▶ [Task instructions] Compile every line that includes the word "with".

[Begin Dataset entries]

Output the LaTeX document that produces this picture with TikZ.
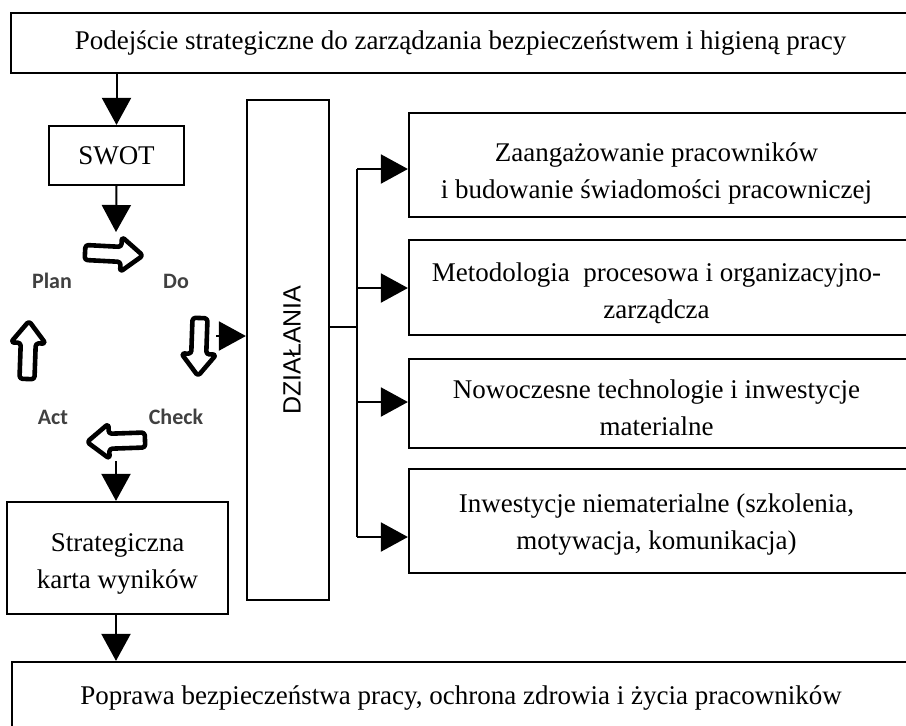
\documentclass[tikz,border=0pt]{standalone}
\usepackage{fontspec}
\setmainfont{Liberation Serif}
\newfontfamily\cyclefont{Carlito}
\newfontfamily\actfont{Liberation Sans}
\usetikzlibrary{arrows.meta}

\begin{document}
\begin{tikzpicture}[x=0.5pt, y=-0.5pt,
    box/.style={draw, line width=1.1pt, fill=white, align=center, inner sep=0pt,
        font=\fontsize{13.5}{18.5}\selectfont},
    boxtext/.style={align=center, inner sep=0pt, font=\fontsize{13.5}{18.5}\selectfont},
    conn/.style={line width=1pt, -{Triangle[length=13.5pt, width=14.5pt]}},
    bus/.style={line width=1pt},
    cyclearrow/.style={draw, line width=2.3pt, fill=white, line join=round, rounded corners=1.5pt},
    cyclelabel/.style={font=\cyclefont\bfseries\fontsize{11}{12}\selectfont, text=black!75}]
    \useasboundingbox (0,0) rectangle (906,725);
    \clip (0,0) rectangle (906,725);

    % Main boxes
    \node[box, minimum width=449.5pt, minimum height=30pt] (strategy) at (460.5,43)
        {Podejście strategiczne do zarządzania bezpieczeństwem i higieną pracy};
    \node[box, minimum width=67.5pt, minimum height=29.5pt] (swot) at (116.5,155.5) {SWOT};
    \node[box, minimum width=110.5pt, minimum height=56pt] (karta) at (117.5,558) {};
    \node[boxtext] (karta-text) at ([yshift=-3pt]karta.center) {Strategiczna\\karta wyników};
    \node[box, minimum width=449pt, minimum height=39pt] (result) at (461,701) {};
    \node[boxtext] (result-text) at ([yshift=1.5pt]result.center)
        {Poprawa bezpieczeństwa pracy, ochrona zdrowia i życia pracowników};

    % Actions column
    \node[box, minimum width=41pt, minimum height=250pt] (dzialania) at (288,350) {};
    \node[rotate=90, font=\actfont\fontsize{12.5}{13}\selectfont] (dzlabel) at (292,350) {DZIAŁANIA};

    % Action boxes
    \node[box, minimum width=250.5pt, minimum height=52pt] (act1) at (659.5,165) {};
    \node[box, minimum width=250.5pt, minimum height=47.5pt] (act2) at (659.5,287.5) {};
    \node[box, minimum width=250.5pt, minimum height=44.5pt] (act3) at (659.5,403.5) {};
    \node[box, minimum width=250.5pt, minimum height=52pt] (act4) at (659.5,521) {};
    \node[boxtext] (act1-text) at ([xshift=-1.5pt, yshift=-4pt]act1.center)
        {Zaangażowanie pracowników\\i budowanie świadomości pracowniczej};
    \node[boxtext] (act2-text) at ([xshift=-1.5pt, yshift=-3pt]act2.center)
        {Metodologia\ \ procesowa i organizacyjno-\\zarządcza};
    \node[boxtext] (act3-text) at ([xshift=-1.5pt, yshift=-2pt]act3.center)
        {Nowoczesne technologie i inwestycje\\materialne};
    \node[boxtext] (act4-text) at ([xshift=-1.5pt, yshift=-2pt]act4.center)
        {Inwestycje niematerialne (szkolenia,\\motywacja, komunikacja)};

    % PDCA cycle
    \foreach \x/\y/\a in {114/254/-3, 199/347/-92, 116/441/182, 28/350/88} {
        \begin{scope}[shift={(\x,\y)}, rotate=\a]
            \draw[cyclearrow] (-29,-7.5) -- (7,-7.5) -- (7,-17.5) -- (29,0) -- (7,17.5) -- (7,7.5) -- (-29,7.5) -- cycle;
        \end{scope}
    }
    \node[cyclelabel] (plan) at (52,281) {Plan};
    \node[cyclelabel] (do) at (176,281) {Do};
    \node[cyclelabel] (check) at (176,417) {Check};
    \node[cyclelabel] (act) at (53,417) {Act};
    \coordinate (cyctop) at (116,232);
    \coordinate (cycbot) at (116,461);
    \coordinate (cycout) at (216,336);

    % Flow
    \draw[conn] (swot.north |- strategy.south) -- (swot.north);
    \draw[conn] (swot.south) -- (cyctop);
    \draw[conn] (cycbot) -- (karta.north -| cycbot);
    \draw[conn] (karta.south -| cycbot) -- (result.north -| cycbot);
    \draw[conn] (cycout) -- (dzialania.west |- cycout);

    % Branches
    \coordinate (split) at (357,327);
    \draw[bus] (dzialania.east |- split) -- (split);
    \foreach \b/\y in {act1/169, act2/288, act3/402, act4/537} {
        \coordinate (\b-in) at (357,\y);
        \draw[conn] (\b-in) -- (\b.west |- \b-in);
    }
    \draw[bus] (act1-in) -- (act4-in);
\end{tikzpicture}
\end{document}
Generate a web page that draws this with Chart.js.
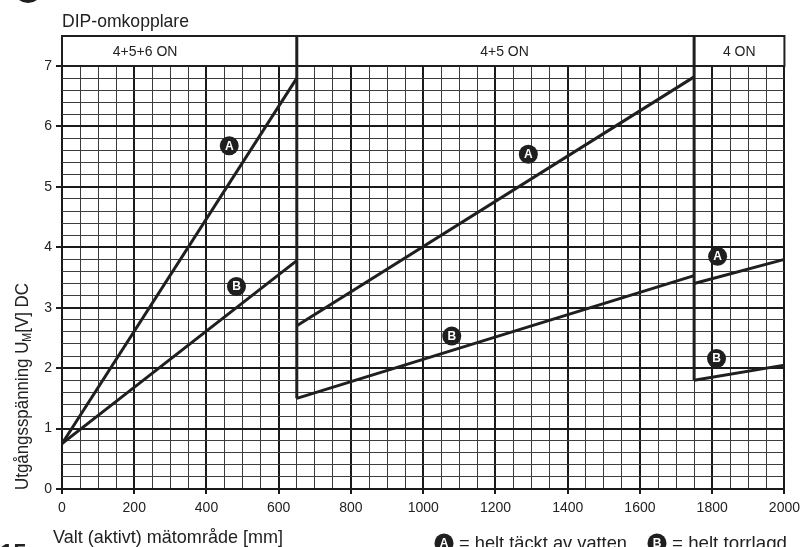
<!DOCTYPE html>
<html>
<head>
<meta charset="utf-8">
<script src="https://cdn.jsdelivr.net/npm/chart.js@4"></script>
<style>
  html, body { margin: 0; padding: 0; background: #fff; }
  #wrap { position: relative; width: 806px; height: 547px; }
</style>
</head>
<body>
<div id="wrap"><canvas id="chart"></canvas></div>
<script>
/* ------------------------------------------------------------
   Values
------------------------------------------------------------ */
// section 1: 4+5+6 ON
var seg1X = [0, 650];
var seg1A = [0.75, 6.8];
var seg1B = [0.75, 3.78];
// section 2: 4+5 ON
var seg2X = [650, 1750];
var seg2A = [2.7, 6.82];
var seg2B = [1.5, 3.53];
// section 3: 4 ON
var seg3X = [1750, 2000];
var seg3A = [3.4, 3.8];
var seg3B = [1.8, 2.05];

var sectionNames   = ['4+5+6 ON', '4+5 ON', '4 ON'];
var sectionLabelX  = [230, 1225, 1875];
var sectionEdges   = [650, 1750];
var sectionEdgeLow = [1.5, 1.8];

var markerText = ['A', 'B', 'A', 'B', 'A', 'B'];
var markerX    = [463, 483, 1291, 1079, 1815, 1812];
var markerY    = [5.68, 3.35, 5.54, 2.53, 3.85, 2.16];

var xMin = 0, xMax = 2000, xStep = 50, xLabelStep = 200;
var yMin = 0, yMax = 7, yStep = 0.2;

var titleText  = 'DIP-omkopplare';
var xTitleText = 'Valt (aktivt) mätområde [mm]';
var yTitleMain = 'Utgångsspänning U';
var yTitleSub  = 'M';
var yTitleEnd  = '[V] DC';
var legendA    = '= helt täckt av vatten';
var legendB    = '= helt torrlagd';

/* ------------------------------------------------------------
   Helpers
------------------------------------------------------------ */
var INK = '#1f1f1f';
var FONT = '"Liberation Sans", Arial, Helvetica, sans-serif';

function pts(xs, ys) {
  return xs.map(function (x, i) { return { x: x, y: ys[i] }; });
}

function isInt(v) { return Math.abs(v - Math.round(v)) < 1e-6; }

function segment(xs, ys) {
  return {
    data: pts(xs, ys),
    showLine: true,
    borderColor: INK,
    borderWidth: 3,
    pointRadius: 0,
    fill: false
  };
}

function badge(ctx, x, y, letter) {
  ctx.beginPath();
  ctx.arc(x, y, 9.5, 0, Math.PI * 2);
  ctx.fillStyle = INK;
  ctx.fill();
  ctx.fillStyle = '#fff';
  ctx.font = 'bold 12px ' + FONT;
  ctx.textAlign = 'center';
  ctx.textBaseline = 'middle';
  ctx.fillText(letter, x, y + 0.5);
}

/* ------------------------------------------------------------
   Header band, dividers, badges and all free text
------------------------------------------------------------ */
var decorPlugin = {
  id: 'decor',
  afterDatasetsDraw: function (chart) {
    var ctx = chart.ctx;
    var xs = chart.scales.x, ys = chart.scales.y;
    var area = chart.chartArea;
    var headTop = area.top - 30;

    ctx.save();

    // header box
    ctx.strokeStyle = INK;
    ctx.lineWidth = 2;
    ctx.strokeRect(area.left, headTop, area.right - area.left, area.top - headTop);

    // section dividers, running from the header down to curve B
    ctx.lineWidth = 3;
    sectionEdges.forEach(function (v, i) {
      var px = xs.getPixelForValue(v);
      ctx.beginPath();
      ctx.moveTo(px, headTop);
      ctx.lineTo(px, ys.getPixelForValue(sectionEdgeLow[i]));
      ctx.stroke();
    });

    // section names
    ctx.fillStyle = '#222';
    ctx.font = '14px ' + FONT;
    ctx.textAlign = 'center';
    ctx.textBaseline = 'middle';
    sectionNames.forEach(function (s, i) {
      ctx.fillText(s, xs.getPixelForValue(sectionLabelX[i]), headTop + 16);
    });

    // A / B badges on the marker dataset
    var meta = chart.getDatasetMeta(chart.data.datasets.length - 1);
    meta.data.forEach(function (el, i) {
      badge(ctx, el.x, el.y, markerText[i]);
    });

    // chart title
    ctx.fillStyle = '#222';
    ctx.textAlign = 'left';
    ctx.textBaseline = 'alphabetic';
    ctx.font = '19px ' + FONT;
    ctx.fillText(titleText, area.left, 27, 127);

    // x axis title
    ctx.fillText(xTitleText, 53, 543, 230);

    // y axis title with subscript M
    ctx.save();
    ctx.translate(28, 490);
    ctx.rotate(-Math.PI / 2);
    ctx.font = '19px ' + FONT;
    var w1 = ctx.measureText(yTitleMain).width;
    ctx.font = '12px ' + FONT;
    var w2 = ctx.measureText(yTitleSub).width;
    ctx.font = '19px ' + FONT;
    var w3 = ctx.measureText(yTitleEnd).width;
    var sx = 207 / (w1 + w2 + w3);
    ctx.scale(sx, 1);
    ctx.fillText(yTitleMain, 0, 0);
    ctx.font = '12px ' + FONT;
    ctx.fillText(yTitleSub, w1, 3);
    ctx.font = '19px ' + FONT;
    ctx.fillText(yTitleEnd, w1 + w2, 0);
    ctx.restore();

    // legend, cut off by the bottom edge
    badge(ctx, 444, 543, 'A');
    ctx.fillStyle = '#222';
    ctx.font = '19px ' + FONT;
    ctx.textAlign = 'left';
    ctx.textBaseline = 'alphabetic';
    ctx.fillText(legendA, 459, 549, 168);
    badge(ctx, 657, 543, 'B');
    ctx.fillStyle = '#222';
    ctx.font = '19px ' + FONT;
    ctx.textAlign = 'left';
    ctx.textBaseline = 'alphabetic';
    ctx.fillText(legendB, 672, 549, 115);

    // page fragments: figure number and bullet
    ctx.font = 'bold 24px ' + FONT;
    ctx.fillText('15', 0, 561);
    ctx.beginPath();
    ctx.arc(28, -12, 15, 0, Math.PI * 2);
    ctx.fillStyle = INK;
    ctx.fill();

    ctx.restore();
  }
};

/* ------------------------------------------------------------
   Chart
------------------------------------------------------------ */
new Chart(document.getElementById('chart'), {
  type: 'scatter',
  data: {
    datasets: [
      segment(seg1X, seg1A),
      segment(seg1X, seg1B),
      segment(seg2X, seg2A),
      segment(seg2X, seg2B),
      segment(seg3X, seg3A),
      segment(seg3X, seg3B),
      {
        data: pts(markerX, markerY),
        showLine: false,
        pointRadius: 0,
        backgroundColor: INK
      }
    ]
  },
  options: {
    responsive: true,
    maintainAspectRatio: false,
    animation: false,
    layout: { padding: { top: 66, right: 19, left: 0, bottom: 0 } },
    plugins: {
      legend: { display: false },
      tooltip: { enabled: false }
    },
    scales: {
      x: {
        type: 'linear',
        min: xMin,
        max: xMax,
        afterFit: function (s) { s.height = 58; },
        border: { display: false },
        ticks: {
          stepSize: xStep,
          autoSkip: false,
          maxRotation: 0,
          padding: 6,
          color: '#222',
          font: { size: 14, family: FONT },
          callback: function (v) { return v % xLabelStep === 0 ? v : ''; }
        },
        grid: {
          tickLength: 5,
          color: function (c) { return c.tick && c.tick.value % xLabelStep === 0 ? '#1a1a1a' : '#3c3c3c'; },
          lineWidth: function (c) { return c.tick && c.tick.value % xLabelStep === 0 ? 2 : 1; },
          tickColor: function (c) { return c.tick && c.tick.value % xLabelStep === 0 ? '#1a1a1a' : 'rgba(0,0,0,0)'; },
          tickWidth: 2
        }
      },
      y: {
        type: 'linear',
        min: yMin,
        max: yMax,
        afterFit: function (s) { s.width = 62; },
        border: { display: false },
        ticks: {
          stepSize: yStep,
          autoSkip: false,
          padding: 4,
          color: '#222',
          font: { size: 14, family: FONT },
          callback: function (v) { return isInt(v) ? Math.round(v) : ''; }
        },
        grid: {
          tickLength: 6,
          color: function (c) { return c.tick && isInt(c.tick.value) ? '#1a1a1a' : '#3c3c3c'; },
          lineWidth: function (c) { return c.tick && isInt(c.tick.value) ? 2 : 1; },
          tickColor: function (c) { return c.tick && isInt(c.tick.value) ? '#1a1a1a' : 'rgba(0,0,0,0)'; },
          tickWidth: 2
        }
      }
    }
  },
  plugins: [decorPlugin]
});
</script>
</body>
</html>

[End Dataset entries]

▶ [Output for this task]
Output the LaTeX document that produces this picture with TikZ.
Generate a web page that draws this with Chart.js.
    // y axis title with subscript M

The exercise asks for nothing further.